Does it make a difference if the source or destination files are absolute or
relative paths?
Does it make a difference if one of the path components is a network mount that
can't be cached and requires sending requests to a remote server?
What is the locale? On my Fedora 40 laptop, strace shows that "cp" with
LANG=en_US.UTF-8 opens /usr/lib/locale/locale-archive , which is 229,754,784
bytes, although it then uses mmap and probably reads just a few bytes.
On my Fedora 40 i7-12800H laptop, "cd /tmp && touch abc && time /bin/cp abc
def" shows "real 0m0.004s". 2500 copies would scale to 10s.
Does the person with the problem have a file system that gets slow when several
thousand files are in a directory?
________________________________
From: coreutils-bounces+williambader=hotmail.com@gnu.org
<coreutils-bounces+williambader=hotmail.com@gnu.org> on behalf of Glenn Golden
<gdg@zplane.com>
Sent: Sunday, August 25, 2024 7:34 PM
To: Yair Lenga <yair.lenga@gmail.com>
Cc: P=C3=A1draig Brady <P@draigbrady.com>; Coreutils <coreutils@gnu.org>
Subject: Re: Pair-wise file operation (copy, link)

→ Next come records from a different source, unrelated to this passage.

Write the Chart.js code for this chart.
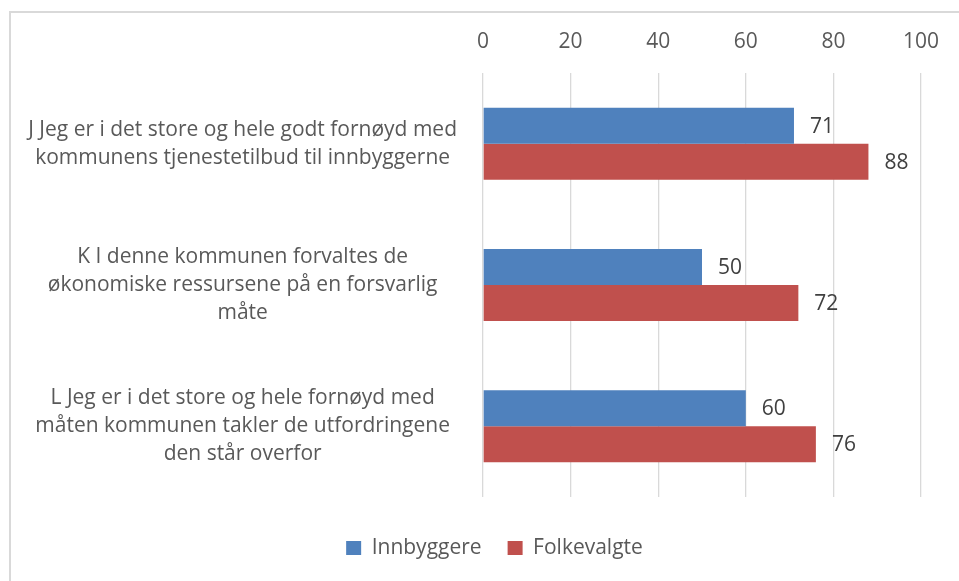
<!DOCTYPE html>
<html>
<head>
<meta charset="utf-8">
<script src="https://cdn.jsdelivr.net/npm/chart.js@4.4.1/dist/chart.umd.min.js"></script>
<style>
  html, body { margin: 0; padding: 0; background: #fff; }
  #wrap { position: relative; width: 959px; height: 581px; overflow: hidden; }
  #frame { position: absolute; left: 9px; top: 11px; width: 1000px; height: 1000px;
           border-left: 2px solid #D9D9D9; border-top: 2px solid #D9D9D9; }
  canvas { position: absolute; left: 0; top: 0; }
</style>
</head>
<body>
<div id="wrap">
  <div id="frame"></div>
  <canvas id="c" width="959" height="581"></canvas>
</div>
<script>
const categories = [
  ["J Jeg er i det store og hele godt fornøyd med", "kommunens tjenestetilbud til innbyggerne"],
  ["K I denne kommunen forvaltes de", "økonomiske ressursene på en forsvarlig", "måte"],
  ["L Jeg er i det store og hele fornøyd med", "måten kommunen takler de utfordringene", "den står overfor"]
];
const seriesNames = ["Innbyggere", "Folkevalgte"];
const innbyggere = [71, 50, 60];
const folkevalgte = [88, 72, 76];
const xTicks = [0, 20, 40, 60, 80, 100];

const FONT = "'Open Sans'";
const FS = 21;

const dataLabels = {
  id: 'dataLabels',
  afterDatasetsDraw(chart) {
    const ctx = chart.ctx;
    ctx.save();
    ctx.font = FS + 'px ' + FONT;
    ctx.fillStyle = '#404040';
    ctx.textAlign = 'left';
    ctx.textBaseline = 'middle';
    chart.data.datasets.forEach((ds, i) => {
      const meta = chart.getDatasetMeta(i);
      meta.data.forEach((el, j) => {
        ctx.fillText(String(ds.data[j]), el.x + 16, el.y + 1);
      });
    });
    ctx.restore();
  }
};

const legendShift = {
  id: 'legendShift',
  afterLayout(chart) {
    if (chart.legend) { chart.legend.left += 29; chart.legend.right += 29; }
  }
};

new Chart(document.getElementById('c'), {
  type: 'bar',
  data: {
    labels: categories,
    datasets: [
      { label: seriesNames[0], data: innbyggere, backgroundColor: '#4F81BD' },
      { label: seriesNames[1], data: folkevalgte, backgroundColor: '#C0504D' }
    ]
  },
  options: {
    indexAxis: 'y',
    responsive: false,
    animation: false,
    devicePixelRatio: 1,
    layout: { padding: { left: 10, right: 38, top: 0, bottom: 12.5 } },
    datasets: { bar: { categoryPercentage: 0.51, barPercentage: 1.0 } },
    scales: {
      x: {
        position: 'top',
        min: 0, max: 100,
        afterBuildTicks(scale) { scale.ticks = xTicks.map(v => ({ value: v })); },
        afterFit(scale) { scale.height = 73; },
        grid: { color: '#D9D9D9', lineWidth: 1.3, drawTicks: false },
        border: { display: false },
        ticks: { color: '#595959', padding: 18.5, font: { family: FONT, size: FS } }
      },
      y: {
        afterFit(scale) { scale.width = 473; },
        grid: { display: false, drawTicks: false },
        border: { display: false },
        ticks: { color: '#595959', crossAlign: 'center', padding: 26, font: { family: FONT, size: FS, lineHeight: 1.34 } }
      }
    },
    plugins: {
      tooltip: { enabled: false },
      legend: {
        position: 'bottom',
        title: { display: true, text: ' ', font: { size: 1 }, padding: { top: 13.3, bottom: 0 } },
        labels: { color: '#595959', boxWidth: 15, boxHeight: 14, padding: 26, font: { family: FONT, size: FS } }
      }
    }
  },
  plugins: [dataLabels, legendShift]
});
</script>
</body>
</html>
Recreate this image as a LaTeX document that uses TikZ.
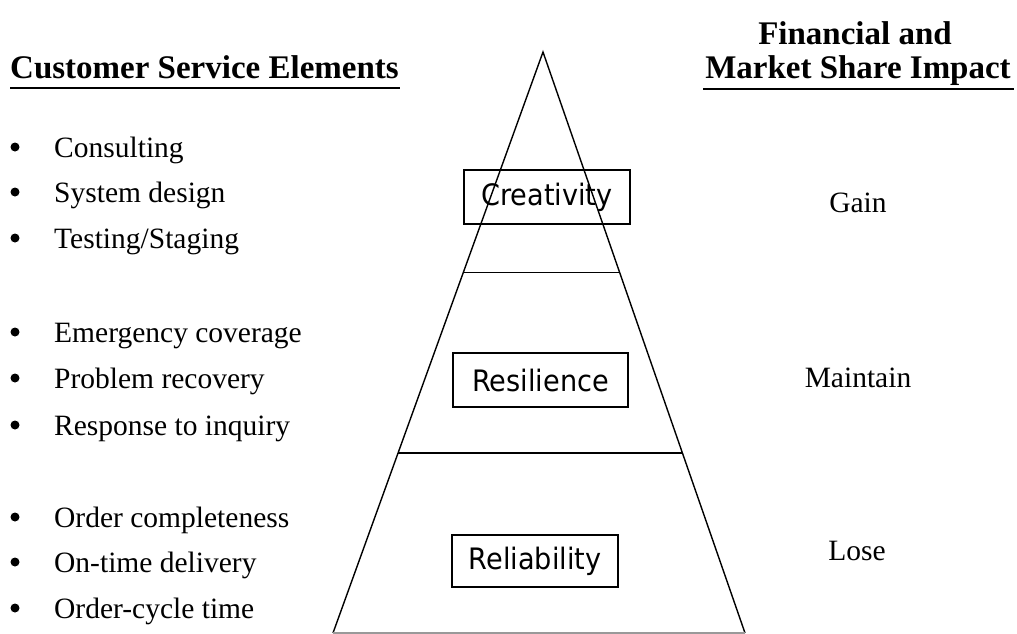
\documentclass[tikz,border=0pt]{standalone}
\usepackage{fontspec}
\setmainfont{Liberation Serif}
\newfontfamily\boxfont[FakeStretch=0.92]{DejaVu Sans}
\usetikzlibrary{calc}
\begin{document}
\begin{tikzpicture}[x=1pt,y=-1pt,
  heading/.style={inner sep=0pt,anchor=base,font=\fontsize{33}{38}\selectfont\bfseries},
  item/.style={inner sep=0pt,anchor=base west,font=\fontsize{29.5}{34}\selectfont},
  dot/.style={circle,fill,inner sep=0pt,minimum size=9},
  impact/.style={inner sep=0pt,anchor=base,font=\fontsize{29.5}{34}\selectfont},
  levelbox/.style={draw,line width=1.2pt,inner sep=0pt,minimum height=54,
    font=\boxfont\fontsize{29.5}{34}\selectfont},
  edge/.style={line width=1.4pt},
  rule/.style={line width=1.8pt}]
\useasboundingbox (0,0) rectangle (1017,634);

% headings
\node[heading,anchor=base west] (cse) at (10,78) {Customer Service Elements};
\draw[rule] (10,88) -- (400,88);
\node[heading] (fin) at (855,45) {Financial and};
\node[heading] (msi) at (858,78) {Market Share Impact};
\draw[rule] (703,89) -- (1014,89);

% pyramid
\coordinate (apex) at (543,52);
\coordinate (bl) at (333,633);
\coordinate (br) at (745,633);
\draw[edge] (bl) -- (apex) -- (br);
\draw[line width=1.2pt,black!40] (bl) -- (br);
\draw[edge] ($(apex)!0.379!(bl)$) -- ($(apex)!0.379!(br)$);
\draw[edge] ($(apex)!0.690!(bl)$) -- ($(apex)!0.690!(br)$);

% level boxes
\node[levelbox,minimum width=166] (cre) at (547,197) {Creativity};
\node[levelbox,minimum width=175] (res) at (540.5,380) {Resilience};
\node[levelbox,minimum width=166,minimum height=52] (rel) at (535,561) {Reliability};

% service elements
\foreach \y/\t [count=\i] in {157/Consulting,202/System design,248/Testing\slash Staging,
    342/Emergency coverage,388/Problem recovery,435/Response to inquiry,
    527/Order completeness,572/On-time delivery,618/Order-cycle time}{
  \node[dot] (b\i) at (15,\y-10) {};
  \node[item] (e\i) at (54,\y) {\t};
}

% impact
\node[impact] (gain) at (858,212) {Gain};
\node[impact] (maint) at (858,387) {Maintain};
\node[impact] (lose) at (857,560) {Lose};
\end{tikzpicture}
\end{document}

Yair Lenga <yair.lenga@gmail.com> [1970-01-01 00:00:00 +0000]:
>
> In my case, I have to bulk-move about 2500 files. This is part of a
> recurring sync job that has to mirror an existing hierarchy into a new
> hierarchy with different naming rules.
>
> It takes no time to create the mapping (even in bash script, case
> statement). When I "pipe" the mapping into "ln" (with xargs) it takes >2
> min to create the symlinks. Practically, all the time is spent on launch=
> ing "ln". With a custom perl script - it's 3 seconds.
>
2c observation:
Years ago I had a similar weekly need at work, except for an even larger
number of files (10k - 20k or so iirc), and always used a one-liner xargs
script to do the copy. My recollection is that it would complete in "a few"
seconds (maybe 10s or so). I couldn't find that script, but I just tried
it now manually: Created 2500 randomly named files, each comprising 4kB
random data, and then copied them to new names like this
$ cat fmap | xargs -L1 cp
where fmap is the name-mapping file, comprising 2500 lines like
oldname0 newname0
oldname1 newname1
oldname2 newname2
. .
. .
. .
It took under 4 seconds, plus another 1-2 seconds for the sync. This was on
a commodity x86_64 laptop. The target filesystem was the same as original.
Device is a slow 20-year old HDD.
Since you were reporting 2 min, was wondering what your platform is and
whether there might be something else involved eating the 2 min realtime?
Glenn